──────── COLLECTED MATERIAL ────────

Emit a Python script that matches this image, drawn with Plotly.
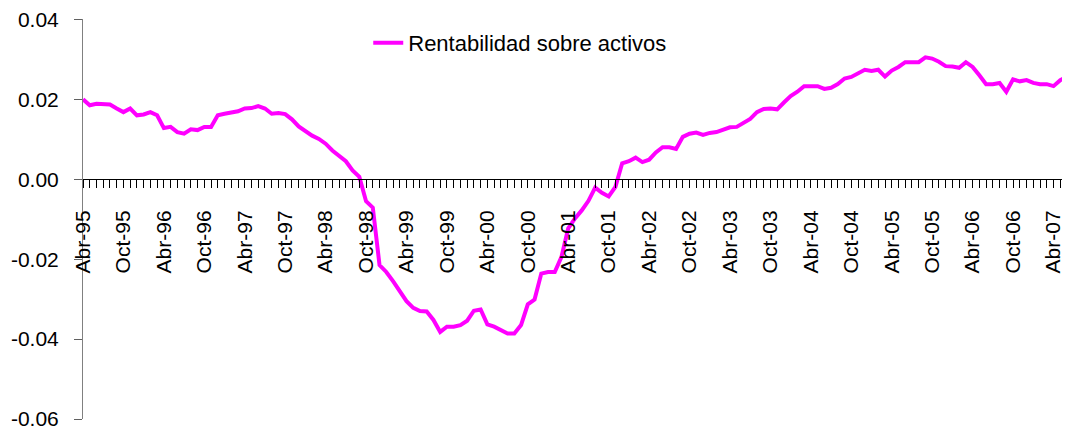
import plotly.graph_objects as go

# ---- data ----
month_names = ["Abr", "May", "Jun", "Jul", "Ago", "Sep", "Oct", "Nov", "Dic", "Ene", "Feb", "Mar"]
series_name = "Rentabilidad sobre activos"

roa = [
    0.0200, 0.0185, 0.0189, 0.0189, 0.0187, 0.0177, 0.0168, 0.0177, 0.0160, 0.0162,
    0.0168, 0.0160, 0.0128, 0.0131, 0.0118, 0.0114, 0.0125, 0.0123, 0.0131, 0.0131,
    0.0160, 0.0164, 0.0168, 0.0170, 0.0177, 0.0178, 0.0183, 0.0177, 0.0164, 0.0166,
    0.0163, 0.0150, 0.0132, 0.0120, 0.0109, 0.0101, 0.0089, 0.0072, 0.0059, 0.0045,
    0.0022, 0.0006, -0.0055, -0.0071, -0.0215, -0.0232, -0.0255, -0.0280, -0.0305, -0.0322,
    -0.0330, -0.0331, -0.0352, -0.0382, -0.0369, -0.0369, -0.0365, -0.0354, -0.0329, -0.0326,
    -0.0363, -0.0369, -0.0378, -0.0386, -0.0386, -0.0365, -0.0313, -0.0301, -0.0236, -0.0232,
    -0.0232, -0.0194, -0.0123, -0.0098, -0.0078, -0.0054, -0.0021, -0.0034, -0.0043, -0.0019,
    0.0040, 0.0045, 0.0054, 0.0043, 0.0049, 0.0067, 0.0080, 0.0080, 0.0076, 0.0106,
    0.0114, 0.0117, 0.0111, 0.0116, 0.0118, 0.0125, 0.0130, 0.0131, 0.0140, 0.0151,
    0.0168, 0.0176, 0.0177, 0.0175, 0.0192, 0.0208, 0.0219, 0.0233, 0.0233, 0.0233,
    0.0226, 0.0229, 0.0238, 0.0252, 0.0256, 0.0266, 0.0274, 0.0271, 0.0274, 0.0257,
    0.0272, 0.0281, 0.0293, 0.0293, 0.0293, 0.0305, 0.0302, 0.0294, 0.0283, 0.0282,
    0.0279, 0.0293, 0.0281, 0.0260, 0.0238, 0.0238, 0.0241, 0.0219, 0.0250, 0.0245,
    0.0248, 0.0241, 0.0238, 0.0238, 0.0233, 0.0248, 0.0256, 0.0190,
]

# month labels Abr-95 ... (one per observation)
months = []
year = 95
for k in range(len(roa)):
    m = month_names[k % 12]
    if m == "Ene":
        year = (year + 1) % 100
    months.append(f"{m}-{year:02d}")

x_tick_labels = [months[k] for k in range(0, len(months), 6)]
y_tick_vals = [-0.06, -0.04, -0.02, 0.00, 0.02, 0.04]
y_tick_text = ["-0.06", "-0.04", "-0.02", "0.00", "0.02", "0.04"]

# ---- figure ----
idx = list(range(len(roa)))
tick_idx = [months.index(lbl) for lbl in x_tick_labels]
all_text = [months[k] if k in tick_idx else "" for k in idx]

FONT = "Liberation Sans Narrow, Arial Narrow, Liberation Sans, Arial, sans-serif"
XR = [0, 146.45]
YR = [-0.06, 0.0401]

fig = go.Figure()
fig.add_trace(go.Scatter(
    x=idx, y=roa, mode="lines", name=series_name,
    line=dict(color="#FF00FF", width=4),
))

fig.update_layout(
    width=1062, height=424,
    margin=dict(l=75, r=0, t=11, b=13, autoexpand=False),
    plot_bgcolor="white", paper_bgcolor="white",
    font=dict(family=FONT, color="black"),
    showlegend=True,
    legend=dict(x=0.289, y=0.94, xanchor="left", yanchor="middle",
                bgcolor="rgba(0,0,0,0)", font=dict(size=22, family=FONT)),
    xaxis=dict(
        range=XR, anchor="free", position=0.6, showgrid=False, zeroline=False,
        showline=True, linecolor="black", linewidth=1, automargin=False,
        tickmode="array", tickvals=idx, ticktext=all_text,
        ticks="outside", ticklen=8, tickcolor="black", tickwidth=1,
        tickangle=-90, tickfont=dict(size=21, family=FONT),
        ticklabelstandoff=14, ticklabeloverflow="allow",
    ),
    xaxis2=dict(
        range=XR, overlaying="x", anchor="free", position=0.6,
        showgrid=False, zeroline=False, showline=False,
        tickmode="array", tickvals=idx, showticklabels=False,
        ticks="inside", ticklen=8, tickcolor="black", tickwidth=1,
    ),
    yaxis=dict(
        range=YR, showgrid=False, zeroline=False, automargin=False,
        showline=True, linecolor="#808080", linewidth=1,
        tickmode="array", tickvals=y_tick_vals, ticktext=y_tick_text,
        ticks="outside", ticklen=8, tickcolor="#606060",
        tickfont=dict(size=21, family=FONT), ticklabelstandoff=11,
        ticklabeloverflow="allow",
    ),
    yaxis2=dict(
        range=YR, overlaying="y", anchor="x", side="left",
        showgrid=False, zeroline=False, showline=False,
        tickmode="array", tickvals=y_tick_vals, showticklabels=False,
        ticks="inside", ticklen=7, tickcolor="#606060",
    ),
)

fig.write_html("out.html")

────────

== REQUIRED WORK ==
Strip out the pictures and quote the remaining data word for word.

== ANSWER TO THE PROBLEM ==
Emit a Python script that matches this image, drawn with Plotly.
import plotly.graph_objects as go

# ---- data ----
month_names = ["Abr", "May", "Jun", "Jul", "Ago", "Sep", "Oct", "Nov", "Dic", "Ene", "Feb", "Mar"]
series_name = "Rentabilidad sobre activos"

roa = [
    0.0200, 0.0185, 0.0189, 0.0189, 0.0187, 0.0177, 0.0168, 0.0177, 0.0160, 0.0162,
    0.0168, 0.0160, 0.0128, 0.0131, 0.0118, 0.0114, 0.0125, 0.0123, 0.0131, 0.0131,
    0.0160, 0.0164, 0.0168, 0.0170, 0.0177, 0.0178, 0.0183, 0.0177, 0.0164, 0.0166,
    0.0163, 0.0150, 0.0132, 0.0120, 0.0109, 0.0101, 0.0089, 0.0072, 0.0059, 0.0045,
    0.0022, 0.0006, -0.0055, -0.0071, -0.0215, -0.0232, -0.0255, -0.0280, -0.0305, -0.0322,
    -0.0330, -0.0331, -0.0352, -0.0382, -0.0369, -0.0369, -0.0365, -0.0354, -0.0329, -0.0326,
    -0.0363, -0.0369, -0.0378, -0.0386, -0.0386, -0.0365, -0.0313, -0.0301, -0.0236, -0.0232,
    -0.0232, -0.0194, -0.0123, -0.0098, -0.0078, -0.0054, -0.0021, -0.0034, -0.0043, -0.0019,
    0.0040, 0.0045, 0.0054, 0.0043, 0.0049, 0.0067, 0.0080, 0.0080, 0.0076, 0.0106,
    0.0114, 0.0117, 0.0111, 0.0116, 0.0118, 0.0125, 0.0130, 0.0131, 0.0140, 0.0151,
    0.0168, 0.0176, 0.0177, 0.0175, 0.0192, 0.0208, 0.0219, 0.0233, 0.0233, 0.0233,
    0.0226, 0.0229, 0.0238, 0.0252, 0.0256, 0.0266, 0.0274, 0.0271, 0.0274, 0.0257,
    0.0272, 0.0281, 0.0293, 0.0293, 0.0293, 0.0305, 0.0302, 0.0294, 0.0283, 0.0282,
    0.0279, 0.0293, 0.0281, 0.0260, 0.0238, 0.0238, 0.0241, 0.0219, 0.0250, 0.0245,
    0.0248, 0.0241, 0.0238, 0.0238, 0.0233, 0.0248, 0.0256, 0.0190,
]

# month labels Abr-95 ... (one per observation)
months = []
year = 95
for k in range(len(roa)):
    m = month_names[k % 12]
    if m == "Ene":
        year = (year + 1) % 100
    months.append(f"{m}-{year:02d}")

x_tick_labels = [months[k] for k in range(0, len(months), 6)]
y_tick_vals = [-0.06, -0.04, -0.02, 0.00, 0.02, 0.04]
y_tick_text = ["-0.06", "-0.04", "-0.02", "0.00", "0.02", "0.04"]

# ---- figure ----
idx = list(range(len(roa)))
tick_idx = [months.index(lbl) for lbl in x_tick_labels]
all_text = [months[k] if k in tick_idx else "" for k in idx]

FONT = "Liberation Sans Narrow, Arial Narrow, Liberation Sans, Arial, sans-serif"
XR = [0, 146.45]
YR = [-0.06, 0.0401]

fig = go.Figure()
fig.add_trace(go.Scatter(
    x=idx, y=roa, mode="lines", name=series_name,
    line=dict(color="#FF00FF", width=4),
))

fig.update_layout(
    width=1062, height=424,
    margin=dict(l=75, r=0, t=11, b=13, autoexpand=False),
    plot_bgcolor="white", paper_bgcolor="white",
    font=dict(family=FONT, color="black"),
    showlegend=True,
    legend=dict(x=0.289, y=0.94, xanchor="left", yanchor="middle",
                bgcolor="rgba(0,0,0,0)", font=dict(size=22, family=FONT)),
    xaxis=dict(
        range=XR, anchor="free", position=0.6, showgrid=False, zeroline=False,
        showline=True, linecolor="black", linewidth=1, automargin=False,
        tickmode="array", tickvals=idx, ticktext=all_text,
        ticks="outside", ticklen=8, tickcolor="black", tickwidth=1,
        tickangle=-90, tickfont=dict(size=21, family=FONT),
        ticklabelstandoff=14, ticklabeloverflow="allow",
    ),
    xaxis2=dict(
        range=XR, overlaying="x", anchor="free", position=0.6,
        showgrid=False, zeroline=False, showline=False,
        tickmode="array", tickvals=idx, showticklabels=False,
        ticks="inside", ticklen=8, tickcolor="black", tickwidth=1,
    ),
    yaxis=dict(
        range=YR, showgrid=False, zeroline=False, automargin=False,
        showline=True, linecolor="#808080", linewidth=1,
        tickmode="array", tickvals=y_tick_vals, ticktext=y_tick_text,
        ticks="outside", ticklen=8, tickcolor="#606060",
        tickfont=dict(size=21, family=FONT), ticklabelstandoff=11,
        ticklabeloverflow="allow",
    ),
    yaxis2=dict(
        range=YR, overlaying="y", anchor="x", side="left",
        showgrid=False, zeroline=False, showline=False,
        tickmode="array", tickvals=y_tick_vals, showticklabels=False,
        ticks="inside", ticklen=7, tickcolor="#606060",
    ),
)

fig.write_html("out.html")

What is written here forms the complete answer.